### Exercise
The records below must be written out exactly, with every picture left behind.

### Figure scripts
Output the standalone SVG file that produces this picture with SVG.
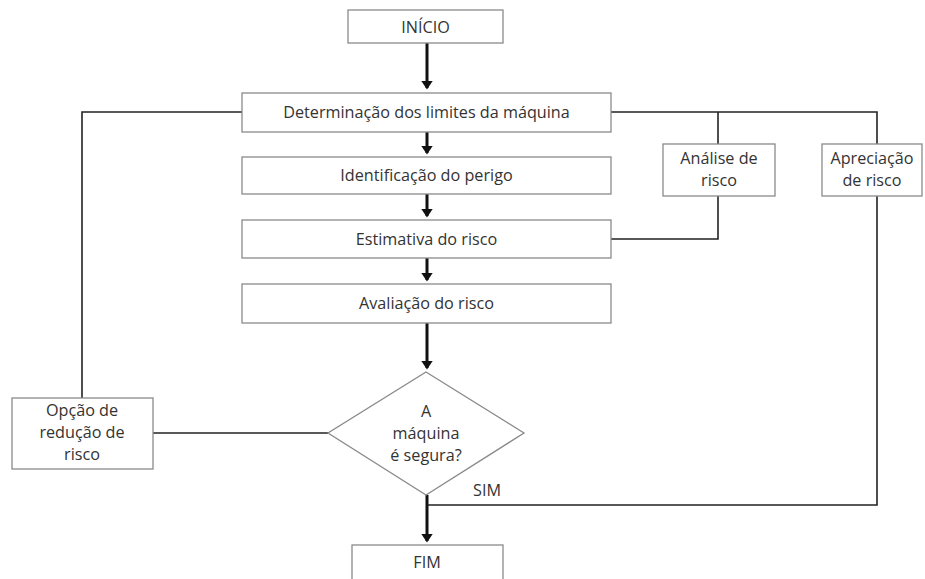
<svg xmlns="http://www.w3.org/2000/svg" width="925" height="579" viewBox="0 0 925 579">
<style>
.box{fill:#fff;stroke:#8a8a8a;stroke-width:1.3}
.t{font-family:"Open Sans","Liberation Sans",sans-serif;font-size:16.2px;fill:#333;text-anchor:middle}
.main{stroke:#111;stroke-width:3;fill:none}
.side{stroke:#222;stroke-width:1.6;fill:none}
</style>
<defs>
<marker id="ah" markerWidth="4" markerHeight="4" refX="2.5" refY="2" orient="auto" markerUnits="strokeWidth">
<path d="M0,0 L3,2 L0,4 z" fill="#111"/>
</marker>
</defs>
<rect width="925" height="579" fill="#fff"/>
<g id="connectors">
<line class="main" x1="427" y1="43" x2="427" y2="88" marker-end="url(#ah)"/>
<line class="main" x1="427" y1="132" x2="427" y2="153" marker-end="url(#ah)"/>
<line class="main" x1="427" y1="194" x2="427" y2="216" marker-end="url(#ah)"/>
<line class="main" x1="427" y1="258" x2="427" y2="280" marker-end="url(#ah)"/>
<line class="main" x1="427" y1="323" x2="427" y2="368" marker-end="url(#ah)"/>
<line class="main" x1="427" y1="495" x2="427" y2="541" marker-end="url(#ah)"/>
<polyline class="side" points="242,112 82,112 82,398"/>
<line class="side" x1="153" y1="433" x2="328" y2="433"/>
<polyline class="side" points="611,112 877,112 877,144"/>
<line class="side" x1="718" y1="112" x2="718" y2="144"/>
<polyline class="side" points="718,196 718,239 611,239"/>
<polyline class="side" points="877,196 877,505 428,505"/>
</g>
<g id="inicio"><rect class="box" x="348" y="10" width="155" height="33"/><text class="t" x="425.5" y="32.5">INÍCIO</text></g>
<g id="determinacao"><rect class="box" x="242" y="93" width="369" height="39"/><text class="t" x="426.5" y="118">Determinação dos limites da máquina</text></g>
<g id="identificacao"><rect class="box" x="242" y="157" width="369" height="37"/><text class="t" x="426.5" y="181">Identificação do perigo</text></g>
<g id="estimativa"><rect class="box" x="242" y="220" width="369" height="38"/><text class="t" x="426.5" y="244.5">Estimativa do risco</text></g>
<g id="avaliacao"><rect class="box" x="242" y="284" width="369" height="39"/><text class="t" x="426.5" y="309">Avaliação do risco</text></g>
<g id="analise"><rect class="box" x="663" y="144" width="112" height="52"/><text class="t" x="719" y="164">Análise de</text><text class="t" x="719" y="186">risco</text></g>
<g id="apreciacao"><rect class="box" x="822" y="144" width="100" height="52"/><text class="t" x="872" y="164">Apreciação</text><text class="t" x="872" y="186">de risco</text></g>
<g id="decisao"><polygon class="box" points="426,372 524,433 426,495 328,433"/><text class="t" x="426" y="417">A</text><text class="t" x="426" y="439">máquina</text><text class="t" x="426" y="461">é segura?</text></g>
<g id="opcao"><rect class="box" x="12" y="398" width="141" height="71"/><text class="t" x="82" y="416">Opção de</text><text class="t" x="82" y="438">redução de</text><text class="t" x="82" y="460">risco</text></g>
<g id="sim-label"><text class="t" x="487" y="496">SIM</text></g>
<g id="fim"><rect class="box" x="352" y="545" width="151" height="40"/><text class="t" x="427" y="568">FIM</text></g>
</svg>
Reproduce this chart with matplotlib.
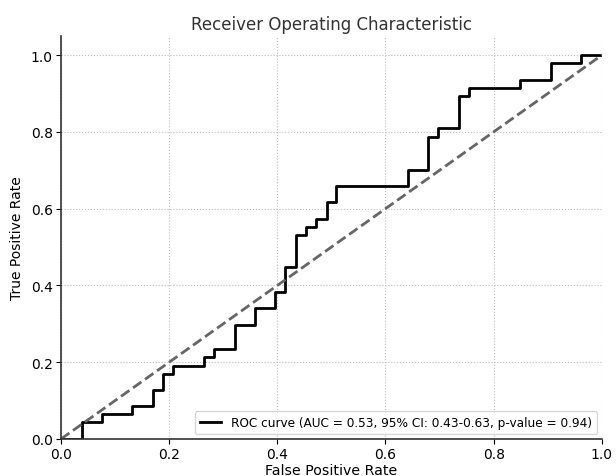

### Reply to the exercise
Output the standalone SVG file that produces this picture with SVG.
<svg xmlns="http://www.w3.org/2000/svg" width="925" height="579" viewBox="0 0 925 579">
<style>
.box{fill:#fff;stroke:#8a8a8a;stroke-width:1.3}
.t{font-family:"Open Sans","Liberation Sans",sans-serif;font-size:16.2px;fill:#333;text-anchor:middle}
.main{stroke:#111;stroke-width:3;fill:none}
.side{stroke:#222;stroke-width:1.6;fill:none}
</style>
<defs>
<marker id="ah" markerWidth="4" markerHeight="4" refX="2.5" refY="2" orient="auto" markerUnits="strokeWidth">
<path d="M0,0 L3,2 L0,4 z" fill="#111"/>
</marker>
</defs>
<rect width="925" height="579" fill="#fff"/>
<g id="connectors">
<line class="main" x1="427" y1="43" x2="427" y2="88" marker-end="url(#ah)"/>
<line class="main" x1="427" y1="132" x2="427" y2="153" marker-end="url(#ah)"/>
<line class="main" x1="427" y1="194" x2="427" y2="216" marker-end="url(#ah)"/>
<line class="main" x1="427" y1="258" x2="427" y2="280" marker-end="url(#ah)"/>
<line class="main" x1="427" y1="323" x2="427" y2="368" marker-end="url(#ah)"/>
<line class="main" x1="427" y1="495" x2="427" y2="541" marker-end="url(#ah)"/>
<polyline class="side" points="242,112 82,112 82,398"/>
<line class="side" x1="153" y1="433" x2="328" y2="433"/>
<polyline class="side" points="611,112 877,112 877,144"/>
<line class="side" x1="718" y1="112" x2="718" y2="144"/>
<polyline class="side" points="718,196 718,239 611,239"/>
<polyline class="side" points="877,196 877,505 428,505"/>
</g>
<g id="inicio"><rect class="box" x="348" y="10" width="155" height="33"/><text class="t" x="425.5" y="32.5">INÍCIO</text></g>
<g id="determinacao"><rect class="box" x="242" y="93" width="369" height="39"/><text class="t" x="426.5" y="118">Determinação dos limites da máquina</text></g>
<g id="identificacao"><rect class="box" x="242" y="157" width="369" height="37"/><text class="t" x="426.5" y="181">Identificação do perigo</text></g>
<g id="estimativa"><rect class="box" x="242" y="220" width="369" height="38"/><text class="t" x="426.5" y="244.5">Estimativa do risco</text></g>
<g id="avaliacao"><rect class="box" x="242" y="284" width="369" height="39"/><text class="t" x="426.5" y="309">Avaliação do risco</text></g>
<g id="analise"><rect class="box" x="663" y="144" width="112" height="52"/><text class="t" x="719" y="164">Análise de</text><text class="t" x="719" y="186">risco</text></g>
<g id="apreciacao"><rect class="box" x="822" y="144" width="100" height="52"/><text class="t" x="872" y="164">Apreciação</text><text class="t" x="872" y="186">de risco</text></g>
<g id="decisao"><polygon class="box" points="426,372 524,433 426,495 328,433"/><text class="t" x="426" y="417">A</text><text class="t" x="426" y="439">máquina</text><text class="t" x="426" y="461">é segura?</text></g>
<g id="opcao"><rect class="box" x="12" y="398" width="141" height="71"/><text class="t" x="82" y="416">Opção de</text><text class="t" x="82" y="438">redução de</text><text class="t" x="82" y="460">risco</text></g>
<g id="sim-label"><text class="t" x="487" y="496">SIM</text></g>
<g id="fim"><rect class="box" x="352" y="545" width="151" height="40"/><text class="t" x="427" y="568">FIM</text></g>
</svg>
Reproduce this chart with matplotlib.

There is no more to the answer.